‘An awful lot of other people deserve and should get something like this as well,’ union says
The Yukon government is offering cash bonuses for some nurses who choose to work in the territory. It’s an attempt to fill a number of vacant community nursing positions and reduce turnover.
Health Minister Tracy-Anne McPhee announced $6 million to go toward signing and retention bonuses for nurses who work for the territorial government.
In a written statement, McPhee said the bonuses “will make the Yukon more competitive in recruiting and retaining nurses in a very challenging labour market.”

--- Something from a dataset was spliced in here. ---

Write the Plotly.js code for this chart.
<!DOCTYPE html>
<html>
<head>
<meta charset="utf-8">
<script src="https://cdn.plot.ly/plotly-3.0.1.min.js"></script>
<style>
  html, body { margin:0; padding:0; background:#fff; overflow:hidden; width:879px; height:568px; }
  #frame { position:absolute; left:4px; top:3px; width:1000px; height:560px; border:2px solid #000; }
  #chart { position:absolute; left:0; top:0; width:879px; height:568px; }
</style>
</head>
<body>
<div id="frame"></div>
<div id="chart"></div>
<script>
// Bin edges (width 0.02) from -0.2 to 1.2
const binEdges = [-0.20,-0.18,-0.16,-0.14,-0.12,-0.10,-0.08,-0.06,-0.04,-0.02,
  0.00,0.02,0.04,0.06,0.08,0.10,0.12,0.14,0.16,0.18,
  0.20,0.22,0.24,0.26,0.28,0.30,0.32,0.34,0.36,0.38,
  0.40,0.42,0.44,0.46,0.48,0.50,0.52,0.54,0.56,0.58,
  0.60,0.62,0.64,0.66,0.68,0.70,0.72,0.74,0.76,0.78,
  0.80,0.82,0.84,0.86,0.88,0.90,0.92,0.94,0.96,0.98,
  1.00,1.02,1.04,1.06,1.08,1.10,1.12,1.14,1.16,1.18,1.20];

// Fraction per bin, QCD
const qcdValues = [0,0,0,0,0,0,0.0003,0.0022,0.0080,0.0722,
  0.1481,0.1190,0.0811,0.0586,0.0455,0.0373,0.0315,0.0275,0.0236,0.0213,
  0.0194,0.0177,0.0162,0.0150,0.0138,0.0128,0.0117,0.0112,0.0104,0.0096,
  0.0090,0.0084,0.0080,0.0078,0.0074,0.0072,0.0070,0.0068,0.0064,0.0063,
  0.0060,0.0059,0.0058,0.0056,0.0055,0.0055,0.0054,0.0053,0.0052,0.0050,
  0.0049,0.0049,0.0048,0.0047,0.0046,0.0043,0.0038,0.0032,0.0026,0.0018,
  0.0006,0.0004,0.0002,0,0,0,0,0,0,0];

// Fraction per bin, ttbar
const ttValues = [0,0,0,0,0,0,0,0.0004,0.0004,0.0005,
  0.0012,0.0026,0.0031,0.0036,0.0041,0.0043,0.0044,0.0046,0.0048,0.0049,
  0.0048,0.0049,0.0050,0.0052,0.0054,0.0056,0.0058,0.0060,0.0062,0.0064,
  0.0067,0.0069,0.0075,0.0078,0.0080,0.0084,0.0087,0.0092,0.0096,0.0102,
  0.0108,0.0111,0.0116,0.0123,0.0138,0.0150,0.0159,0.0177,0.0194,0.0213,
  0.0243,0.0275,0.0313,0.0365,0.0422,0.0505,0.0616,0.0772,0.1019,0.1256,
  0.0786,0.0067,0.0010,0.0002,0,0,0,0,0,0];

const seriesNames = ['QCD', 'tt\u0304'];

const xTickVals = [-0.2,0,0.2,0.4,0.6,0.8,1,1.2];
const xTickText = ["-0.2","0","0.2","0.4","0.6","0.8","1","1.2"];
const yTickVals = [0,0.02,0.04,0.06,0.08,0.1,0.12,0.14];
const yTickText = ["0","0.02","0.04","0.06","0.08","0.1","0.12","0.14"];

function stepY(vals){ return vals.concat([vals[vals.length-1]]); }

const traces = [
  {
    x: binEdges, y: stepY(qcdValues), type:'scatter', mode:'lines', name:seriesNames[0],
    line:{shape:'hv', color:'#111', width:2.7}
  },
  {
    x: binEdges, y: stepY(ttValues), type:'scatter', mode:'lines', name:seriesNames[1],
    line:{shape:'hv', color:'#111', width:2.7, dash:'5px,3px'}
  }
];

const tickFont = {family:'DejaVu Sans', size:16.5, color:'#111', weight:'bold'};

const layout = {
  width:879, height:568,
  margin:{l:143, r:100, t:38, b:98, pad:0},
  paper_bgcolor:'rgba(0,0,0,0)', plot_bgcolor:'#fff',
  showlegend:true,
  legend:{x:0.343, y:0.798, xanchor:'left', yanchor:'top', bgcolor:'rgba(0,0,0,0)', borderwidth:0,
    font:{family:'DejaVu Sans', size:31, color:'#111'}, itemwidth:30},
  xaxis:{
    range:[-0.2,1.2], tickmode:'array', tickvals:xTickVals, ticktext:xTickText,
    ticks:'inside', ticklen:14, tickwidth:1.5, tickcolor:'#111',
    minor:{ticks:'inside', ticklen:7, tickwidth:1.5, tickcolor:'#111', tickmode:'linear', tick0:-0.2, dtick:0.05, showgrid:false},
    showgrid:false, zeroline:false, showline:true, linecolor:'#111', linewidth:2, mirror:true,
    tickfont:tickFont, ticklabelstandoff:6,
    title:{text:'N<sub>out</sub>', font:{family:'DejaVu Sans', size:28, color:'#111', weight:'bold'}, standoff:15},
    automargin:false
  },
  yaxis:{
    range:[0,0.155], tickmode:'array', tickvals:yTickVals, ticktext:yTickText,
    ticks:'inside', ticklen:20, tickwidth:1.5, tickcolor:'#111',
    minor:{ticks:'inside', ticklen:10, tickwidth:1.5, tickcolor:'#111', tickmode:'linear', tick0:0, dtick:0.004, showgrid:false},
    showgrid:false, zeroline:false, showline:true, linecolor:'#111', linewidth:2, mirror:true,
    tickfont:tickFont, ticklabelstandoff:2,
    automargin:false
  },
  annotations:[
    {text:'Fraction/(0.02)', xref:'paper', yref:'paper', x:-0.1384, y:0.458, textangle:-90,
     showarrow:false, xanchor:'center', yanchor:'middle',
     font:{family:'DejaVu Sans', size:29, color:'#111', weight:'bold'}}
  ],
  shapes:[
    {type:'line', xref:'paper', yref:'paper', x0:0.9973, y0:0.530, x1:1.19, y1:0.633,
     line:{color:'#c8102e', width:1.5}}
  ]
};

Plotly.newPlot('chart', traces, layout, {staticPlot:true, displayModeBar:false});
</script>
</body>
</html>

In October, McPhee said Yukon was dealing with a “very, very serious” vacancy rate in community nursing, saying it was then over 40 per cent. Typically, she said, the vacancy rate would be about five per cent.

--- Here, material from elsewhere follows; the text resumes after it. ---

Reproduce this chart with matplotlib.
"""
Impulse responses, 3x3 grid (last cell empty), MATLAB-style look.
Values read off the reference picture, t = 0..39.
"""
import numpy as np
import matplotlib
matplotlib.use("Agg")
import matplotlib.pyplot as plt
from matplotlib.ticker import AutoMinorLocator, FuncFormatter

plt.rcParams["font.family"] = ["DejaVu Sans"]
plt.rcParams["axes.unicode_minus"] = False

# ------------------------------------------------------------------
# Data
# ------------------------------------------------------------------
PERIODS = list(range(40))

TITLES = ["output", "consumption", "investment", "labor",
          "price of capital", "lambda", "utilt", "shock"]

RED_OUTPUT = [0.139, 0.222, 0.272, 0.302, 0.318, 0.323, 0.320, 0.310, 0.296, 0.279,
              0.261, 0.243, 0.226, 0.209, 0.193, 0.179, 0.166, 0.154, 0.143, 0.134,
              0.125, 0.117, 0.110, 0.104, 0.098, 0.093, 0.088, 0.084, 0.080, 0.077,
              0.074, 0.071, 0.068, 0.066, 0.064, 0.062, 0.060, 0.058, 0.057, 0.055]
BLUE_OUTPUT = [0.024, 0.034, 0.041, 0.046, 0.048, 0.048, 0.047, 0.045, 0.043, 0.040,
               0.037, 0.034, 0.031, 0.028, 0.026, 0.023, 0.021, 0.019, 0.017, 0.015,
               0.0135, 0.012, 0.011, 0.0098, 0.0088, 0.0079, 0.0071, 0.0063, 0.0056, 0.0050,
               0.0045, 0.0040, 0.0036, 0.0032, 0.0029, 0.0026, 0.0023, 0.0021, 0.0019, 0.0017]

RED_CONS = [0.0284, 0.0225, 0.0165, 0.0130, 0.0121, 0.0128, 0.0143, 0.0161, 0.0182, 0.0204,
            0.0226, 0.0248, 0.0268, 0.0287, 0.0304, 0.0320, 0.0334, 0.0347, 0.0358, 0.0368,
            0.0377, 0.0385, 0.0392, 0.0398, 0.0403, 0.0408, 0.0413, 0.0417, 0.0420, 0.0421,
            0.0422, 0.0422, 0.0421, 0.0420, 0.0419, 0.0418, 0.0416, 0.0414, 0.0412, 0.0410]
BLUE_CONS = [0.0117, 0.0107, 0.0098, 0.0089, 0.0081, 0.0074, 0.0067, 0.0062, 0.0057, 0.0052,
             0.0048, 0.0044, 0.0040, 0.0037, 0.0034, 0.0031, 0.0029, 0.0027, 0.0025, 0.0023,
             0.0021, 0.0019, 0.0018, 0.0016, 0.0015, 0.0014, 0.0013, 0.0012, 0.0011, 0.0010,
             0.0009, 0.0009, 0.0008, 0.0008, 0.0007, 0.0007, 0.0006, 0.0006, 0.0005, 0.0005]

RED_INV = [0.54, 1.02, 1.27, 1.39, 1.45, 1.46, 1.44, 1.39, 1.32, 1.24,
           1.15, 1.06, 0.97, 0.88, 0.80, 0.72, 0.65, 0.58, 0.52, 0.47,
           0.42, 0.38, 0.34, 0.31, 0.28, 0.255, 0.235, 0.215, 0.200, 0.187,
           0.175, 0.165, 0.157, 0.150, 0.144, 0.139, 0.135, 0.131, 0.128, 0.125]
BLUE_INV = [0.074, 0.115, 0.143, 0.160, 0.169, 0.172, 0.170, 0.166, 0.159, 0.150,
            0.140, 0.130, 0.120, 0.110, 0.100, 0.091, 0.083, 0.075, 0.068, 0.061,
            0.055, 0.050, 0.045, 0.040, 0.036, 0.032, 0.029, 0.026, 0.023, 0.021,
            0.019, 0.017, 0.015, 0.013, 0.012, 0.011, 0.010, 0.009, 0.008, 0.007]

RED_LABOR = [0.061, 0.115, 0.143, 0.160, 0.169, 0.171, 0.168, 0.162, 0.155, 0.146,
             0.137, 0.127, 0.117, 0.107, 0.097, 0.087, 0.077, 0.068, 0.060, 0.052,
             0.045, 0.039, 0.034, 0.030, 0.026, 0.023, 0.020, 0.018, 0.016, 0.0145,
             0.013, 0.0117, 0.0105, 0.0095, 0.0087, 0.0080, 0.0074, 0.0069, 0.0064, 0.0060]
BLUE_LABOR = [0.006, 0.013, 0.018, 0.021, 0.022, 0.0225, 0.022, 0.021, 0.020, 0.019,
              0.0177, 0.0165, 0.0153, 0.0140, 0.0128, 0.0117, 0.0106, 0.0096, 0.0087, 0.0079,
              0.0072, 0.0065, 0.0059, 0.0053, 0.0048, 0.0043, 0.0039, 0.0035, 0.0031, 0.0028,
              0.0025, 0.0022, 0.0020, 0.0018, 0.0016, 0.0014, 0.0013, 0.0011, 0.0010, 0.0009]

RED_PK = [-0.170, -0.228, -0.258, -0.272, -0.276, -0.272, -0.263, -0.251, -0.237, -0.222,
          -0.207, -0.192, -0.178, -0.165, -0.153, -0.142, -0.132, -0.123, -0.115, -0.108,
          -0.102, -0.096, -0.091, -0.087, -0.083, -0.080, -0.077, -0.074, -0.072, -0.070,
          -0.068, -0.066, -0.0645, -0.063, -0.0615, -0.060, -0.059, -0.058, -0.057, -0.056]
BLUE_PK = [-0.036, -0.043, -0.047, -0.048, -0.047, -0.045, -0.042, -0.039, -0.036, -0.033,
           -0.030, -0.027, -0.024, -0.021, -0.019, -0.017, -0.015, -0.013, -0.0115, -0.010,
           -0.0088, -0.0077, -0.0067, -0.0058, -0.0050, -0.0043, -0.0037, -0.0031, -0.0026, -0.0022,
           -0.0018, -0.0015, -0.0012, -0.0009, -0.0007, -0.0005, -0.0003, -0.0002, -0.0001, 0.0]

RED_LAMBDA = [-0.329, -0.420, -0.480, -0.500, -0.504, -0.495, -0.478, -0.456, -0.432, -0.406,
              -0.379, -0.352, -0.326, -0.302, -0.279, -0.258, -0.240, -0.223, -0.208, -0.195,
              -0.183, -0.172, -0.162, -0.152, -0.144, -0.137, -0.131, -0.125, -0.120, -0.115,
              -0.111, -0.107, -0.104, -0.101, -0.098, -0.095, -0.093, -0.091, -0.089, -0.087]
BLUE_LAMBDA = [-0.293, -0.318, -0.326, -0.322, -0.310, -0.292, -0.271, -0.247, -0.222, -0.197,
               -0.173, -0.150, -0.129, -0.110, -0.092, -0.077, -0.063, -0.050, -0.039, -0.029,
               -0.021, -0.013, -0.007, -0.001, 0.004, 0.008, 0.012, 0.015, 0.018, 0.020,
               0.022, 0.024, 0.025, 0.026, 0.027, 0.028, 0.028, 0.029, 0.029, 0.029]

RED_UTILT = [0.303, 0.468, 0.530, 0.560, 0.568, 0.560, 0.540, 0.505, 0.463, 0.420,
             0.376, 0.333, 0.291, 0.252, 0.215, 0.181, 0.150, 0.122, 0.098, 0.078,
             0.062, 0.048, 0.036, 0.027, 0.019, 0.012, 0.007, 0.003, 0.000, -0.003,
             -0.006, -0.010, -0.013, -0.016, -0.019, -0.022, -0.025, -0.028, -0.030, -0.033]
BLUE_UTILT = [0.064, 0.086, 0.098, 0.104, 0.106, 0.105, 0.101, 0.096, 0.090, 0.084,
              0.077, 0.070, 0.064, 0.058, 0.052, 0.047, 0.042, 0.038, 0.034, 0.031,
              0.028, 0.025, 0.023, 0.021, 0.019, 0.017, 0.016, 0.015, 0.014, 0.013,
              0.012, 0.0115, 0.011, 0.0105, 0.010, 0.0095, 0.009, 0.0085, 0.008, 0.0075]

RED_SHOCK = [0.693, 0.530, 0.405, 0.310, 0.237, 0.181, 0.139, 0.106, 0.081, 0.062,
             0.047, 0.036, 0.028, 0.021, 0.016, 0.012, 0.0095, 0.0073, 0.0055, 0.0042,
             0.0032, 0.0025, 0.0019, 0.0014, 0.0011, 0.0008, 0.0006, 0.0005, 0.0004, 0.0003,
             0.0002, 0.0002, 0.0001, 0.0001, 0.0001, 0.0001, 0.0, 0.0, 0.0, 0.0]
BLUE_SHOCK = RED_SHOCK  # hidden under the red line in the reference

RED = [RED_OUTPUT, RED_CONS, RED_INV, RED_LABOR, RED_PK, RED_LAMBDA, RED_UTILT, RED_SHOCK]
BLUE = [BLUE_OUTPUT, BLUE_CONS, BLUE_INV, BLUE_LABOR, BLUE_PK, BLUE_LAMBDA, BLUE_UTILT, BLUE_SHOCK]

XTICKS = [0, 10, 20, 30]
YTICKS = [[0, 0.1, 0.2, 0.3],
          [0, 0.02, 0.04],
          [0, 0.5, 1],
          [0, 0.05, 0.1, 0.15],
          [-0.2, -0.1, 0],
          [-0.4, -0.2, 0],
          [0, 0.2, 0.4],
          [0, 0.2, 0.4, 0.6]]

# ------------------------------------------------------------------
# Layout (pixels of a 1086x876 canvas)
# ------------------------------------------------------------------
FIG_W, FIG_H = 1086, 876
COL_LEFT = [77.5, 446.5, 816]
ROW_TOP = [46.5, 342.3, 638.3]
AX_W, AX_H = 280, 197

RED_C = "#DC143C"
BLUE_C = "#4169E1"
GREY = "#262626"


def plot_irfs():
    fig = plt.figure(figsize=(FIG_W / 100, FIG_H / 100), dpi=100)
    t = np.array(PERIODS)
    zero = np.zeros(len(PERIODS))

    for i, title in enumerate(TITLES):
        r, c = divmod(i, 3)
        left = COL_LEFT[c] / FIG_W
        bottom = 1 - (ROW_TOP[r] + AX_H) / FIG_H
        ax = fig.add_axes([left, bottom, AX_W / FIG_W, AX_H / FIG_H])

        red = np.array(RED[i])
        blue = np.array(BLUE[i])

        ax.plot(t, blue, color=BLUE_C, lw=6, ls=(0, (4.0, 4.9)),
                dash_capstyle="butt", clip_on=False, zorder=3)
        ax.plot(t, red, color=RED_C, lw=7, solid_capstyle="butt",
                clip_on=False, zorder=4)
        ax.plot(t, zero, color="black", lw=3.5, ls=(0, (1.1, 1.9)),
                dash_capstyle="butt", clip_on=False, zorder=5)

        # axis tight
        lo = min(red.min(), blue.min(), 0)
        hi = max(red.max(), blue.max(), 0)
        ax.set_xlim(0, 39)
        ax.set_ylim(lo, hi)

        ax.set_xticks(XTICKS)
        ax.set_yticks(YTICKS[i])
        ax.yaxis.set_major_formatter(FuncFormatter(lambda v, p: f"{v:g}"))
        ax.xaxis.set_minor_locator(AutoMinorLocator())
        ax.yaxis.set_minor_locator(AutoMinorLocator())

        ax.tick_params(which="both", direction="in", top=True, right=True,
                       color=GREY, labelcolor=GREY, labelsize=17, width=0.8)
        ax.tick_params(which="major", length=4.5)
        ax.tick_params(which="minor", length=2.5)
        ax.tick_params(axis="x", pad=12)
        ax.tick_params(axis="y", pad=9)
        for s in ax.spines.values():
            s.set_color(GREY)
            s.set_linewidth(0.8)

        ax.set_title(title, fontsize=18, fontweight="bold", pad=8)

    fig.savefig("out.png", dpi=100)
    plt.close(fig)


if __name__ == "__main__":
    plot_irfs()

The new bonuses will go to registered nurses, nurse practitioners and licensed practical nurses over the next two years:
- an immediate $15,000, and a $15,000 retention bonus starting April, for registered nurses and nurse practitioners.
- an immediate $8,000, and an $8,000 retention bonus starting in April, for licensed practical nurses.

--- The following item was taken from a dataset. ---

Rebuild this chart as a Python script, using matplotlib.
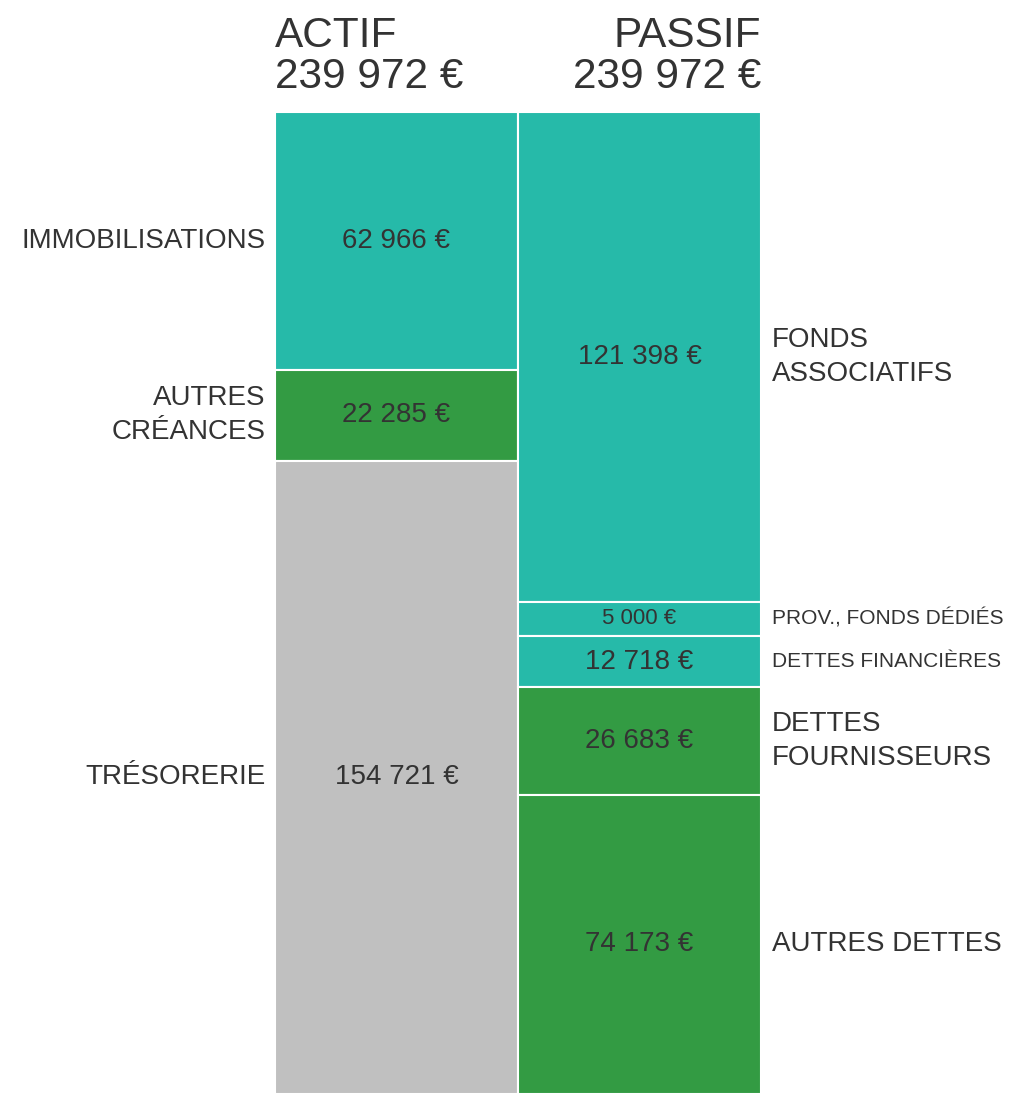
import matplotlib.pyplot as plt

plt.rcParams["font.family"] = ["Liberation Sans", "DejaVu Sans"]

TEAL = "#26baa9"
GREEN = "#339b43"
GREY = "#c0c0c0"
TEXT = "#333333"

# Actif side (top to bottom)
actif_labels = ["IMMOBILISATIONS", "AUTRES\nCRÉANCES", "TRÉSORERIE"]
actif_values = [62966, 22285, 154721]
actif_colors = [TEAL, GREEN, GREY]

# Passif side (top to bottom)
passif_labels = ["FONDS\nASSOCIATIFS", "PROV., FONDS DÉDIÉS", "DETTES FINANCIÈRES",
                 "DETTES\nFOURNISSEURS", "AUTRES DETTES"]
passif_values = [121398, 5000, 12718, 26683, 74173]
passif_colors = [TEAL, TEAL, TEAL, GREEN, GREEN]

MIN_SHARE = 0.0348  # tiny segments get a minimum height so the label fits


def euro(v):
    return f"{v:,}".replace(",", " ") + " €"


def display_heights(values):
    total = sum(values)
    floor = MIN_SHARE * total
    small = [v < floor for v in values]
    rest = total - floor * sum(small)
    big_total = sum(v for v, s in zip(values, small) if not s)
    return [floor if s else v * rest / big_total for v, s in zip(values, small)]


fig = plt.figure(figsize=(10.2, 10.94), dpi=100)
ax = fig.add_axes([275 / 1020, 0, 486 / 1020, 982 / 1094])

total = sum(actif_values)


def draw_column(x, labels, values, colors, side):
    heights = display_heights(values)
    bottom = 0
    for lab, val, h, col in zip(labels, values, heights, colors):
        sm = val < MIN_SHARE * sum(values)
        ax.bar(x, h, width=1, bottom=bottom, align="edge", color=col,
               edgecolor="white", linewidth=1.5)
        mid = bottom + h / 2
        ax.text(x + 0.5, mid, euro(val), ha="center", va="center",
                fontsize=16 if sm else 20, color=TEXT)
        if side == "left":
            ax.text(x - 0.04, mid, lab, ha="right", va="center",
                    fontsize=20, color=TEXT, linespacing=1.4, clip_on=False)
        else:
            small_lab = "\n" not in lab and len(lab) > 15
            ax.text(x + 1.045, mid, lab, ha="left", va="center",
                    fontsize=15 if small_lab else 20, color=TEXT,
                    linespacing=1.4, clip_on=False)
        bottom += h


draw_column(0, actif_labels, actif_values, actif_colors, "left")
draw_column(1, passif_labels, passif_values, passif_colors, "right")

ax.set_xlim(0, 2)
ax.set_ylim(total, 0)
ax.axis("off")

fig.text(275 / 1020, 1 - 47 / 1094, "ACTIF", ha="left", va="baseline",
         fontsize=30.5, color=TEXT)
fig.text(275 / 1020, 1 - 88 / 1094, euro(sum(actif_values)), ha="left",
         va="baseline", fontsize=30.5, color=TEXT)
fig.text(761 / 1020, 1 - 47 / 1094, "PASSIF", ha="right", va="baseline",
         fontsize=30.5, color=TEXT)
fig.text(761 / 1020, 1 - 88 / 1094, euro(sum(passif_values)), ha="right",
         va="baseline", fontsize=30.5, color=TEXT)

fig.savefig("out.png", dpi=100)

- a signing bonus of $7,500 for new registered nurses and nurse practitioners, and $4,500 for licensed practical nurses.
The government is also offering a $10,000 bonus to primary care nurses (and nurses in charge) working in Yukon communities, and will also reimburse exam fees for new nursing graduates hired by the territory.
The bonus package is the result of an agreement with the Yukon Employees’ Union (YEU), which represents some of the territory’s nurses.
YEU president Steve Geick said he hopes the bonuses work, but he’s skeptical. The union had argued wage increases were a better way to go, as bonuses aren’t pensionable or reflected in severance.
“They [the government] are expecting quite a lot out of this, and you know, I think the whole point, yes, is to retain the few people that they have left and encourage others to come,” he said.
“This is the path that the government has chosen to go down, and I guess we’ll have to wait and see.”
Geick said the bonuses won’t affect contract negotiations between the union and the government, set to resume later this month.
But he said the new bonuses create a rift between nurses and other government workers.
“We’re getting calls and emails from people that work that aren’t nurses saying, ‘What about me?'” Geick said.
“You know, an awful lot of other people deserve and should get something like this as well.”